Moment – Sie kommen aus Frankfurt und ziehen nicht nach Berlin Mitte, sondern richtig nach Ossistan, nach Weimar zu den Neonazis und Stasi-Altlasten? Da wundern mich ihre düsteren Themen aber überhaupt nicht mehr. Warum machen Sie es nicht wie alle erfolgreichen Leute und Verlage – zum Beispiel Suhrkamp oder Eichborn oder Blumenbar – und ziehen nach Berlin? Jetzt im Ernst. Wer in Klagefurt auftreten will, kann zwar überall herkommen, und er kann über alles schreiben, solange es nur traurig und innerlich ist, aber die Einladung zum Bachmann geht nur über Berlin.

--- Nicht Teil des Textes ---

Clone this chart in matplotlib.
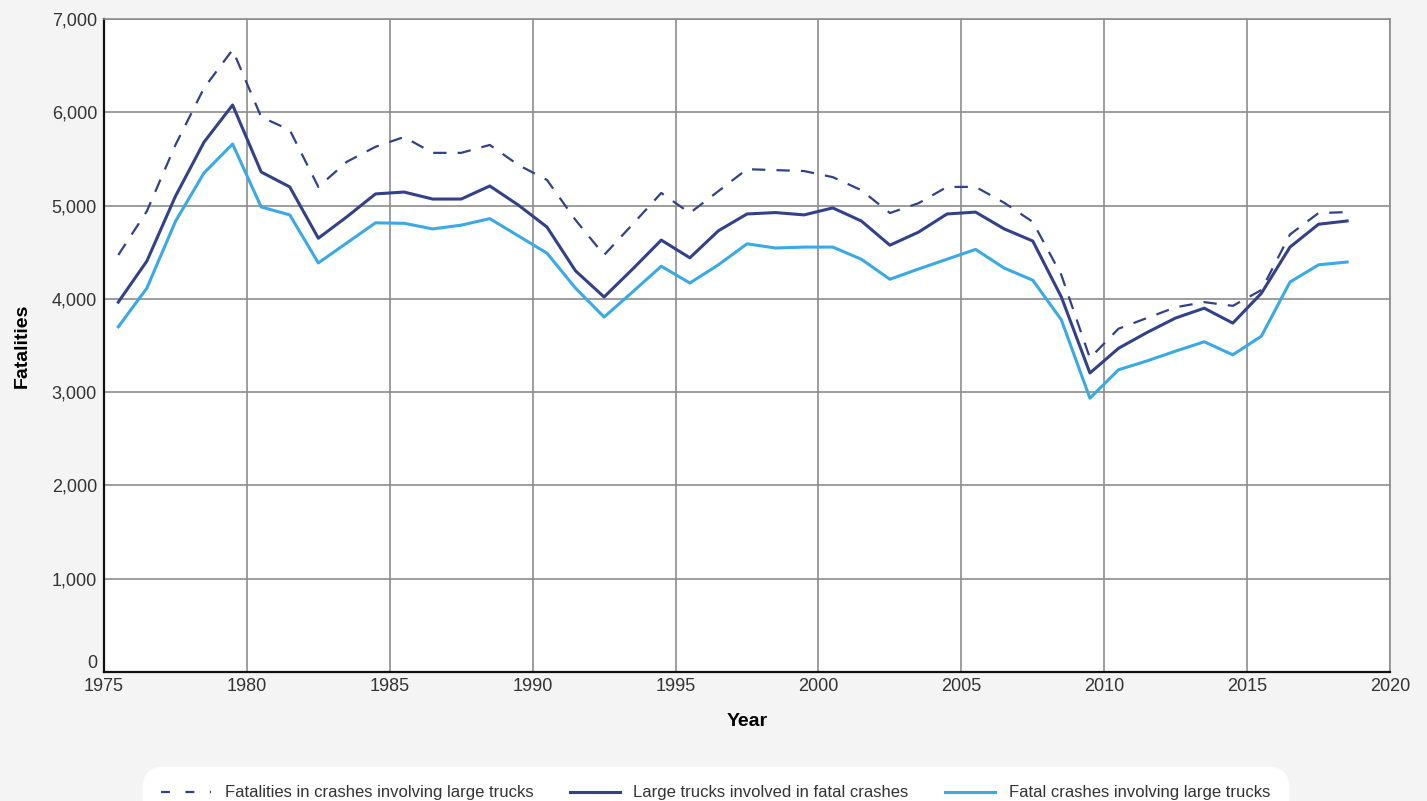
import numpy as np
import matplotlib.pyplot as plt
from matplotlib.ticker import FuncFormatter

years = np.arange(1975, 2019)

fatalities = [4470, 4940, 5650, 6260, 6670, 5950, 5810, 5200, 5470, 5630,
              5735, 5565, 5565, 5650, 5435, 5275, 4845, 4470, 4800, 5135,
              4920, 5155, 5390, 5380, 5370, 5305, 5165, 4920, 5025, 5200,
              5200, 5030, 4825, 4255, 3365, 3680, 3795, 3910, 3965, 3925,
              4095, 4690, 4920, 4930]

trucks_involved = [3965, 4405, 5100, 5680, 6078, 5360, 5200, 4650, 4880, 5125,
                   5145, 5070, 5070, 5210, 5005, 4770, 4300, 4020, 4320, 4630,
                   4440, 4730, 4910, 4925, 4900, 4975, 4835, 4575, 4715, 4910,
                   4930, 4750, 4620, 4020, 3205, 3470, 3640, 3795, 3900, 3740,
                   4060, 4555, 4800, 4835]

fatal_crashes = [3700, 4115, 4830, 5350, 5660, 4985, 4900, 4385, 4600, 4815,
                 4810, 4750, 4790, 4860, 4675, 4490, 4115, 3805, 4075, 4350,
                 4170, 4365, 4590, 4545, 4555, 4555, 4425, 4210, 4320, 4425,
                 4530, 4330, 4200, 3775, 2935, 3240, 3335, 3440, 3540, 3400,
                 3600, 4180, 4365, 4395]

labels = ['Fatalities in crashes involving large trucks',
          'Large trucks involved in fatal crashes',
          'Fatal crashes involving large trucks']

dark_blue = '#33418a'
light_blue = '#3aa9e6'
bg = '#f4f4f4'

plt.rcParams['font.family'] = ['Liberation Sans', 'DejaVu Sans']

fig = plt.figure(figsize=(14.27, 8.01), dpi=100, facecolor=bg)
ax = fig.add_axes([104 / 1427, 1 - 672 / 801, (1390 - 104) / 1427, (672 - 19) / 801])
ax.set_facecolor('white')

x = years + 0.5
ax.plot(x, fatalities, color=dark_blue, lw=1.6, ls=(0, (6, 5)), label=labels[0])
ax.plot(x, trucks_involved, color=dark_blue, lw=2.2, label=labels[1])
ax.plot(x, fatal_crashes, color=light_blue, lw=2.2, label=labels[2])

ax.set_xlim(1975, 2020)
ax.set_ylim(0, 7000)
ax.set_xticks(np.arange(1975, 2021, 5))
ax.set_yticks(np.arange(0, 7001, 1000))
ax.yaxis.set_major_formatter(FuncFormatter(lambda v, p: f'{int(v):,}'))
ax.grid(True, color='#8c8c8c', lw=1.2)
ax.set_axisbelow(True)
ax.tick_params(length=0, labelsize=13, labelcolor='#333333', pad=5)
ax.tick_params(axis='x', pad=4)
# lift the "0" label a little so it clears "1975"
ax.get_yticklabels()[0].set_va('bottom')

for side in ['top', 'right']:
    ax.spines[side].set_color('#8c8c8c')
    ax.spines[side].set_linewidth(1.2)
for side in ['left', 'bottom']:
    ax.spines[side].set_color('#111111')
    ax.spines[side].set_linewidth(1.6)

ax.set_xlabel('Year', fontsize=14, fontweight='bold', labelpad=13)
ax.set_ylabel('Fatalities', fontsize=14, fontweight='bold', labelpad=15)

leg = fig.legend(loc='upper center', bbox_to_anchor=(0.5015, 1 - 762 / 801), ncol=3,
                 fontsize=12, frameon=True, fancybox=True, handlelength=3.0,
                 columnspacing=2.2, borderpad=0.9, facecolor='white', edgecolor='white',
                 framealpha=1)
leg.get_frame().set_boxstyle('round', pad=0.2, rounding_size=1.2)
for t in leg.get_texts():
    t.set_color('#333333')
leg.get_lines()[0].set_linestyle((0, (4, 7)))

fig.savefig('out.png', dpi=100, facecolor=bg)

In Berlin sind doch alle! Schauen Sie sich um, fast alle hier sind eigentlich Berliner, wir treffen uns hier nur, weil das so eine Art Berliner Walpurgisnacht ist, und einmal im Jahr unsere Autoren auch mal Gelegenheit haben wollen, ihre Wäsche bei Mutti abzuladen. Die ganze Buchmesse ist nichts anderes als eine Berliner Exklave, da zeigen wir der gebraindrainten Restrepublik mal, wie das geht: Literatur. Kultur. Geistesgrösse. Bedienung? Zefix Bedienung! Weg da Du Laus, das ist jetzt mein Prosecco, und Saftschubse, bring mal ne Flasche für den Goethe. Also wo war ich. Genau. Geistesgrösse. Also, wir alle sind in Berlin. Das müssen Sie auch erleben.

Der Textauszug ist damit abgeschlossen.